Bahraini protesters hold a banner reading, "Bahrain, a revolution of the people that refuse to be silent", during a demonstration to mark the fourth anniversary of the Arab Spring-inspired uprising on February 14, 2015, in the village of DaihBahraini protesters hold a banner reading, "Bahrain, a revolution of the people that refuse to be silent", during a demonstration to mark the fourth anniversary of the Arab Spring-inspired uprising on February 14, 2015, in the village of Daih (AFP Photo/Mohammed al-Shaikh)
Dubai (AFP) - Bahraini police fired tear gas to disperse hundreds of Shiite protesters who took to the streets for Saturday's fourth anniversary of an uprising that deeply divided the key US ally.
Amnesty International urged Bahrain to "rein in" its security forces and "seize the opportunity of the fourth anniversary of the uprising to announce genuine and long overdue reforms".
Police deployed heavily as men and women carrying Bahrain's red and white flag and portraits of detained activists chanted "Down Hamad", referring to the Sunni king.
Protesters burned tyres and blocked roads.
The police fired tear gas and sound bombs after boosting security around several villages and along major roads to prevent protesters advancing towards central Manama, witnesses said.
The opposition said on Twitter that the police also fired buckshot, and posted pictures of wounded protesters, saying several activists were arrested.
The main opposition bloc Al-Wefaq, in a statement issued in English, urged protesters "to stick to the non-violent movement and... refrain from putting lives and private and public properties under threat".
"The calls for violence acts do not relate to the Bahraini people's peaceful movement for democracy," it said, condemning "the excessive use of force by security forces and which has resulted in serious casualties among the peaceful citizens".
It gave a toll of 13 people wounded.
Bahrain's Saudi-backed Sunni authorities crushed protests led by its majority Shiites shortly after they erupted on February 14, 2011, taking their cue from Arab Spring uprisings in the Middle East and North Africa.
Saturday is also the anniversary of a 2001 referendum in which Bahrainis approved a national charter for reform which restored a parliament dissolved in 1975. In February 2002, Bahrain became a kingdom ruled by a constitutional monarchy.
- Stern warning -
The radical February 14 Coalition, a cyber youth group described as by authorities as "terrorist", had called for demonstrations and strikes across the kingdom to mark the anniversary.

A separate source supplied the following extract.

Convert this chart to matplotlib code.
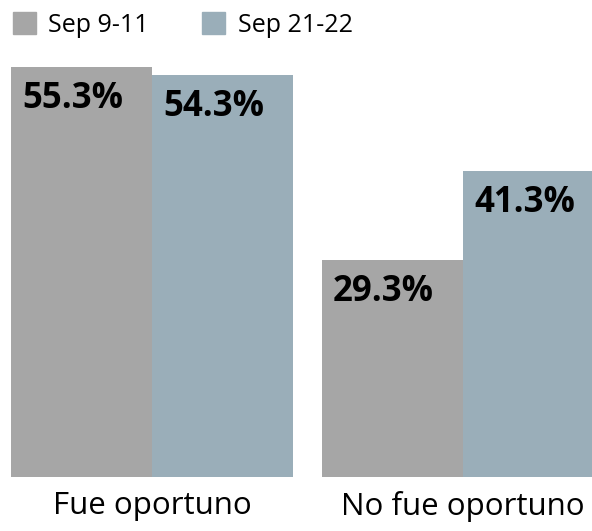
import numpy as np
import matplotlib
matplotlib.use("Agg")
from matplotlib import pyplot as plt
from matplotlib.patches import Patch

plt.rcParams['font.family'] = ['Open Sans', 'DejaVu Sans']

categories = ["Fue oportuno", "No fue oportuno"]
series_names = ["Sep 9-11", "Sep 21-22"]
sep_9_11 = [55.3, 29.3]
sep_21_22 = [54.3, 41.3]
colors = ["#a6a6a6", "#9aaeb9"]

fig = plt.figure(figsize=(5.92, 5.31), dpi=100)
ax = fig.add_axes([0, 54 / 531, 1, 477 / 531])

x = np.arange(len(categories))
w = 141 / 311
bars1 = ax.bar(x - w / 2, sep_9_11, width=w, color=colors[0])
bars2 = ax.bar(x + w / 2, sep_21_22, width=w, color=colors[1])

# labels inside top-left corner of each bar
for bars, vals in [(bars1, sep_9_11), (bars2, sep_21_22)]:
    for b, v in zip(bars, vals):
        ax.annotate(f"{v}%", xy=(b.get_x(), b.get_height()),
                    xytext=(8, -10), textcoords="offset points",
                    ha="left", va="top", fontsize=25, fontweight="bold",
                    color="black")

ax.set_xlim(-152 / 311, 440 / 311)
ax.set_ylim(0, 477 / 7.41)
ax.set_xticks(x)
ax.set_xticklabels(categories, fontsize=22.5)
ax.tick_params(axis="x", length=0, pad=10)
ax.set_yticks([])
for s in ax.spines.values():
    s.set_visible(False)

handles = [Patch(color=c) for c in colors]
fig.legend(handles, series_names, loc="upper left", bbox_to_anchor=(0.0, 1.0),
           ncol=2, frameon=False, fontsize=18, handlelength=0.92,
           handleheight=0.92, handletextpad=0.5, columnspacing=2.15,
           borderpad=0.3, borderaxespad=0.2)

fig.savefig("out.png", dpi=100)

But the public security chief, Major-General Tariq al-Hassan, issued a stern warning.
"Action will be taken against those who spread terror among citizens or residents, put the safety of others at risk or try to disrupt the nation's security and stability," he said.
Amnesty said in a statement that "fundamental freedoms have increasingly been curtailed" in Bahrain.
The London-based rights watchdog urged the kingdom to release detained activists, allow demonstrations and "hold to account all those responsible for human rights abuses".
Bahrain, home to the US Fifth Fleet, sits across the Gulf from Shiite-dominated Iran.
It is also one of several Arab states backing US-led air strikes against the Islamic State group in Iraq and Syria, making it a vital Western ally.
The sectarian divide is deepening in Bahrain with a growing gap between the Sunni minority government and its mainly Shiite opponents.
The opposition is demanding a "real" constitutional monarchy with an elected prime minister independent of the ruling royal family, but the Al-Khalifa dynasty has refused to yield.
Al-Wefaq leader Sheikh Ali Salman has been behind bars since December 28 for allegedly trying to overthrow the regime.
- Citizenships revoked -
Attacks targeting the security forces have increased.
"The movement has reached its four years with the situation only getting worse and deteriorating with citizens threatened by losing their nationalities any minute," Al-Wefaq said.
Bahrain has revoked the citizenships of scores of activists over the past few years.
In October, a court banned Al-Wefaq for three months for violating a law on associations.
"There looks like little hope of progress in Bahrain. The opposition is barely legal," said Neil Partrick, analyst at the Royal United Services Institute for Defence and Security Studies.
The political rivals have struggled to bury their differences through a "national dialogue" that fell apart despite several rounds of negotiations.
In November, the opposition boycotted parliamentary elections in which pro-government Sunnis won the most seats.
Al-Wefaq has insisted "peaceful" protests must continue "until a political solution is reached".
An information ministry statement said Saturday that "those who are willing to take part in the democratic (political) path must do this through legitimate and constitutional frameworks and not through boycotting elections and inciting violence, chaos, division, and hatred".